Mexican President-elect Andres Manuel Lopez Obrador's advisers on Monday hailed a new trade deal with the United States, saying it represented progress on energy and wages for Mexico's workers.
"We see the agreement announced today as a positive step, because it reduces the uncertainty about our economy and also takes into account the concerns raised by the president-elect's team," said future foreign minister Marcelo Ebrard.
Lopez Obrador is a leftist free-trade skeptic, and his landslide victory in Mexico's July 1 elections had raised doubts about the future of the ongoing renegotiation of the North American Free Trade Agreement (NAFTA).
However, his transition team has been taking part in the talks, and gave their blessing to the two-way deal announced between Washington and Mexico City.
Ebrard said the preliminary deal -- which will now be presented to Canada, the third member of NAFTA -- represented progress "especially related to the Mexican energy sector, labor conditions and wages for our workers."
It also "maintains trilateral arenas for resolving disputes and certainty about the agreement itself in the medium term," he said in a joint press conference with future economy minister Graciela Marquez Colin at Lopez Obrador's offices in Mexico City.
The comments alluded to many of the thorniest issues that had been dividing the negotiating teams.
Lopez Obrador, who takes office on December 1, has been reluctant to continue outgoing president Enrique Pena Nieto's opening of the Mexican energy sector, complicating negotiations on the energy portion of the deal.
Low wages for Mexican workers are meanwhile a sore spot for both the United States and Canada -- and for Lopez Obrador himself, who vowed to bring them closer in line with what American and Canadian workers earn.
The talks had also stumbled over US President Donald Trump's bid to eliminate NAFTA's dispute resolution mechanism and introduce a "sunset clause" requiring the three countries to renew the deal every five years.
The three countries have been renegotiating NAFTA for just over a year at the behest of Trump, who calls the 1994 trade pact a "terrible deal" that he blames for sending US manufacturing jobs to Mexico.
In announcing the deal, Trump suggested he might cut Ottawa out of the agreement reached with Mexico and added that he wanted to change the name of the North American Free Trade Agreement because it has "bad connotations."

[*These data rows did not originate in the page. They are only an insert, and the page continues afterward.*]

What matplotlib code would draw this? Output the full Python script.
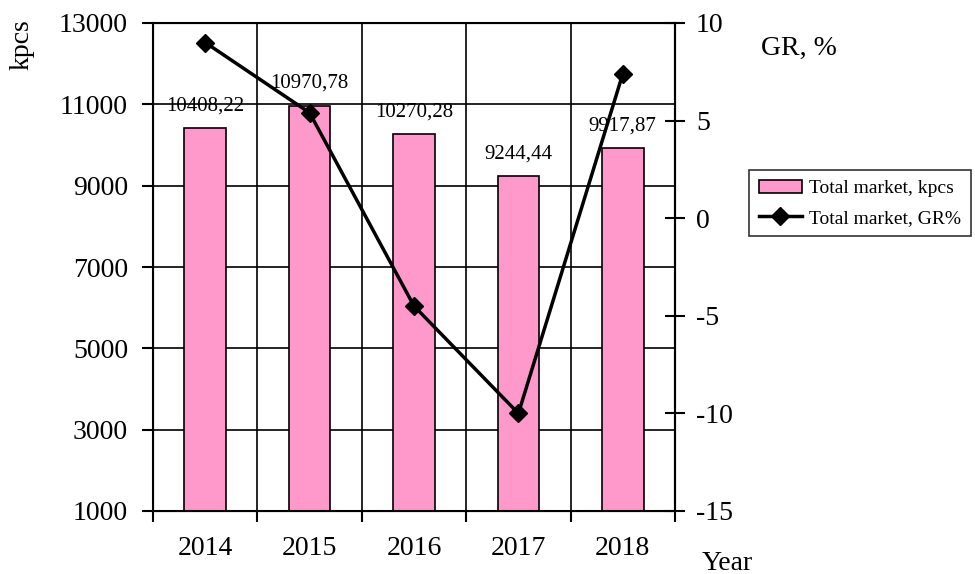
import matplotlib.pyplot as plt
import numpy as np

# market volume and growth rate by year
years = ['2014', '2015', '2016', '2017', '2018']
market_kpcs = [10408.22, 10970.78, 10270.28, 9244.44, 9917.87]
market_labels = ['10408,22', '10970,78', '10270,28', '9244,44', '9917,87']
growth_pct = [9.0, 5.4, -4.5, -10.0, 7.4]

plt.rcParams['font.family'] = ['Liberation Serif', 'DejaVu Serif']
plt.rcParams['axes.unicode_minus'] = False

fig = plt.figure(figsize=(9.75, 5.74), dpi=100)
ax = fig.add_axes([153/975, 1 - 511/574, (675-153)/975, (511-23)/574])
x = np.arange(len(years))

# grid first so bars sit on top
for b in np.arange(-0.5, len(years), 1.0):
    ax.axvline(b, color='black', lw=1.2, zorder=0)
for h in range(3000, 13000, 2000):
    ax.axhline(h, color='black', lw=1.2, zorder=0)

bars = ax.bar(x, market_kpcs, width=0.4, color='#FF99CC', edgecolor='black',
              lw=1.2, zorder=2, label='Total market, kpcs')
for xi, v, lab in zip(x, market_kpcs, market_labels):
    ax.annotate(lab, (xi, v), xytext=(0, 9), textcoords='offset points',
                ha='center', va='bottom', fontsize=15, zorder=5)

ax.set_xlim(-0.5, len(years) - 0.5)
ax.set_ylim(1000, 13000)
ax.set_yticks(range(1000, 13001, 2000))
ax.set_xticks(np.arange(-0.5, len(years), 1.0))
ax.set_xticklabels([])
ax.set_xticks(x, minor=True)
ax.set_xticklabels(years, minor=True)
ax.tick_params(axis='x', which='minor', length=0, labelsize=20, pad=18)
ax.tick_params(axis='x', which='major', length=8, width=1.5, direction='out')
ax.tick_params(axis='y', length=8, width=1.5, direction='out', labelsize=20, pad=10)
for s in ax.spines.values():
    s.set_linewidth(1.5)

ax2 = ax.twinx()
ax2.plot(x, growth_pct, color='black', lw=2.5, marker='D', ms=9,
         zorder=4, label='Total market, GR%')
ax2.set_ylim(-15, 10)
ax2.set_yticks(range(-15, 11, 5))
ax2.tick_params(axis='y', length=14, width=1.5, direction='inout', labelsize=20, pad=8)
ax2.spines['right'].set_linewidth(1.5)
ax2.set_zorder(ax.get_zorder() + 1)
ax2.patch.set_visible(False)

fig.text(22/975, 1 - 45/574, 'kpcs', rotation=90, ha='center', va='center', fontsize=20)
fig.text(799/975, 1 - 48/574, 'GR, %', ha='center', va='center', fontsize=20)
fig.text(727/975, 1 - 563/574, 'Year', ha='center', va='center', fontsize=20)

leg = fig.legend(handles=[bars, ax2.lines[0]], loc='upper left',
                 bbox_to_anchor=(749/975, 1 - 170/574), fontsize=14,
                 frameon=True, fancybox=False, edgecolor='black',
                 handlelength=2.2, handletextpad=0.4, borderpad=0.5,
                 labelspacing=0.6, borderaxespad=0)
leg.get_frame().set_linewidth(1.2)

fig.savefig('out.png', dpi=100)
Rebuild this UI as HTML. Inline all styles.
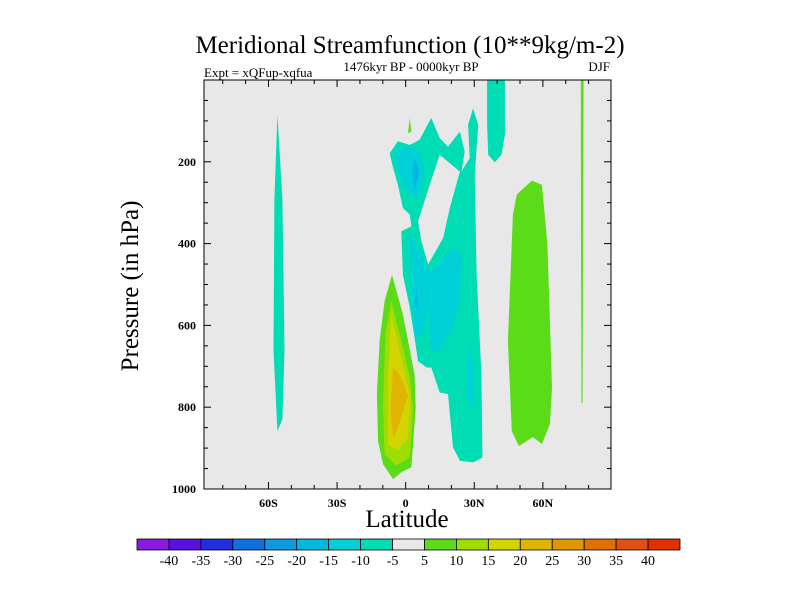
<!DOCTYPE html>
<html><head><meta charset="utf-8"><style>
html,body{margin:0;padding:0;background:#fff;}
svg{display:block;font-family:"Liberation Serif",serif;}
</style></head><body>
<svg id="chart" width="800" height="600" viewBox="0 0 800 600" xmlns="http://www.w3.org/2000/svg">
<text x="410" y="53" text-anchor="middle" font-size="25">Meridional Streamfunction (10**9kg/m-2)</text>
<text x="204" y="77" font-size="13">Expt = xQFup-xqfua</text>
<text x="411" y="71" text-anchor="middle" font-size="13">1476kyr BP - 0000kyr BP</text>
<text x="610" y="71" text-anchor="end" font-size="13">DJF</text>
<g id="plot"></g>
<text transform="translate(138,286) rotate(-90)" text-anchor="middle" font-size="25">Pressure (in hPa)</text>
<text x="407" y="527" text-anchor="middle" font-size="25">Latitude</text>
<g id="cbar"></g>
</svg>
<script>
const latTicks=[-60,-30,0,30,60];
const latLabels=["60S","30S","0","30N","60N"];
const presTicks=[200,400,600,800,1000];
const levels=[-40,-35,-30,-25,-20,-15,-10,-5,5,10,15,20,25,30,35,40];
const levelColors=["#8a1ae0","#5a10e0","#2030e0","#1070e0","#1098e0","#00b8e0","#00d0d8","#00dcb4","#e8e8e8","#5cdc18","#a0dc00","#d4d400","#e0b400","#e09800","#e07000","#e05010","#e03000"];
// contour polygons: [lat, pressure(hPa)] with fill level index
const polyLeftStrip=[[-56.1,85],[-53.9,293],[-53.0,659],[-53.9,829],[-56.1,859],[-57.8,659],[-57.4,293]];
const polyTopStrip=[[35.6,0],[43.4,0],[43.4,134],[41.9,183],[39.0,201],[36.1,183],[35.6,110]];
const polyRightStrip=[[76.6,0],[77.8,0],[77.6,400],[77.4,790],[76.9,790],[76.7,400]];
const polyGreenOval=[[44.7,639],[46.9,329],[48.6,280],[55.2,246],[59.6,256],[62,400],[64.0,751],[63.1,841],[59.6,890],[55.6,873],[49.5,895],[46.4,859]];
const polyTealMain=[[-7.0,179],[-3.4,150],[1.8,159],[6.1,146],[11.2,93],[14.9,142],[18.5,163],[23.7,126],[25.8,175],[24.4,224],[28.0,191],[27.3,110],[29.5,69],[31.7,110],[30.2,232],[31.0,476],[33.1,720],[33.6,923],[29.5,935],[23.7,931],[20.7,898],[18.5,768],[14.9,764],[11.2,703],[9.1,703],[5.4,687],[3.9,630],[1.8,557],[-1.2,476],[-1.9,370],[2.5,358],[1.8,329],[-1.2,313],[-3.4,256],[-5.5,215]];
const polyHole=[[14.9,183],[23.7,224],[19.3,313],[16.4,386],[9.8,451],[6.9,394],[5.4,346],[10.5,256]];
const polyCyan1=[[-4.1,171],[1.8,163],[6.9,179],[8.3,232],[4.7,293],[-1.2,256],[-4.1,207]];
const polyCyan2=[[1.8,378],[6.1,419],[9.1,459],[11.2,467],[20.7,411],[24.4,427],[23.7,541],[20.7,606],[14.2,663],[11.2,663],[9.8,557],[7.6,622],[3.9,630],[2.5,516]];
const polyCyan3=[[28.0,638],[30.2,720],[29.2,809],[26.6,768]];
const polyDark1=[[3.9,191],[6.1,224],[3.9,272],[2.9,224]];
const polyDark2=[[4.7,508],[5.4,557],[3.7,557]];
const polyPlume5=[[-6.0,476],[-1.2,573],[3.9,720],[4.4,801],[2.5,947],[-1.9,959],[-5.5,976],[-9.9,939],[-12.1,882],[-12.6,768],[-11.4,638],[-9.2,541]];
const polyPlume10=[[-6.3,541],[-1.9,638],[1.8,728],[3.2,801],[1.8,923],[-4.1,943],[-9.2,915],[-9.9,801],[-8.8,622]];
const polyPlume15=[[-6.3,573],[-1.9,679],[1.8,768],[1.0,874],[-3.4,906],[-7.7,890],[-7.7,720]];
const polyPlume20=[[-5.5,703],[-2.6,720],[1.0,772],[-3.4,850],[-5.5,874],[-6.7,801]];
const polySmallGreen=[[1.8,93],[2.5,126],[1.0,130]];
const layers=[
 ["left-strip",polyLeftStrip,7],["top-strip",polyTopStrip,7],["right-strip",polyRightStrip,9],
 ["green-oval",polyGreenOval,9],["teal-main",polyTealMain,7],["hole",polyHole,8],
 ["cyan-1",polyCyan1,6],["cyan-2",polyCyan2,6],["cyan-3",polyCyan3,6],
 ["dark-1",polyDark1,5],["dark-2",polyDark2,5],
 ["plume-5",polyPlume5,9],["plume-10",polyPlume10,10],["plume-15",polyPlume15,11],["plume-20",polyPlume20,12],
 ["small-green",polySmallGreen,9]];
const NS="http://www.w3.org/2000/svg";
const X0=204,X1=611,Y0=80,Y1=489,LAT0=-88.2,LAT1=89.8,P0=0,P1=1000;
const xS=l=>X0+(l-LAT0)/(LAT1-LAT0)*(X1-X0);
const yS=p=>Y0+(p-P0)/(P1-P0)*(Y1-Y0);
function mk(tag,attrs,parent){const e=document.createElementNS(NS,tag);for(const k in attrs)e.setAttribute(k,attrs[k]);parent.appendChild(e);return e;}
const plot=document.getElementById('plot');
const bg=mk('rect',{x:X0,y:Y0,width:X1-X0,height:Y1-Y0,fill:'#e8e8e8'},plot);


const cp=mk('clipPath',{id:'clip'},plot);mk('rect',{x:X0,y:Y0,width:X1-X0,height:Y1-Y0},cp);
const g=mk('g',{'clip-path':'url(#clip)'},plot);
layers.forEach(([name,pts,ci])=>{
 const pg=mk('polygon',{points:pts.map(q=>xS(q[0]).toFixed(1)+','+yS(q[1]).toFixed(1)).join(' '),fill:levelColors[ci]},g);
 
 
});
const fr=mk('rect',{x:X0,y:Y0,width:X1-X0,height:Y1-Y0,fill:'none',stroke:'#000','stroke-width':1},plot);


for(let l=-80;l<=80;l+=10){const maj=l%30===0;const len=maj?7:4;const x=xS(l);
 mk('line',{x1:x,x2:x,y1:Y1,y2:Y1-len,stroke:'#000'},plot);mk('line',{x1:x,x2:x,y1:Y0,y2:Y0+len,stroke:'#000'},plot);}
for(let p=50;p<1000;p+=50){const maj=p%200===0;const len=maj?7:4;const y=yS(p);
 mk('line',{x1:X0,x2:X0+len,y1:y,y2:y,stroke:'#000'},plot);mk('line',{x1:X1,x2:X1-len,y1:y,y2:y,stroke:'#000'},plot);}
latTicks.forEach((l,i)=>{const t=mk('text',{x:xS(l),y:Y1+18,'text-anchor':'middle','font-size':12,'font-weight':'bold'},plot);t.textContent=latLabels[i];
 
 });
presTicks.forEach(p=>{const t=mk('text',{x:X0-8,y:yS(p)+4,'text-anchor':'end','font-size':12,'font-weight':'bold'},plot);t.textContent=p;
 
 });
const cb=document.getElementById('cbar');
const CX0=137,CX1=680,CY=539,CH=11,nb=levelColors.length,bw=(CX1-CX0)/nb;
for(let i=0;i<nb;i++){
 const r=mk('rect',{x:CX0+i*bw,y:CY,width:bw,height:CH,fill:levelColors[i],stroke:'#000','stroke-width':0.8},cb);
 
 }
levels.forEach((v,i)=>{const t=mk('text',{x:CX0+(i+1)*bw,y:CY+CH+15,'text-anchor':'middle','font-size':14},cb);t.textContent=v;
 
 });
</script>
</body></html>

Mexican President Enrique Pena Nieto urged Canada to get on board, tweeting he had told Prime Minister Justin Trudeau by phone that a final, three-way deal was possible this week.
Pena Nieto also spoke with Trump on the phone, in a conversation televised live from the Oval Office.
The Mexican president's office said the two-way deal "reflects a balance between both countries' interests" and "brings certainty" about the economy.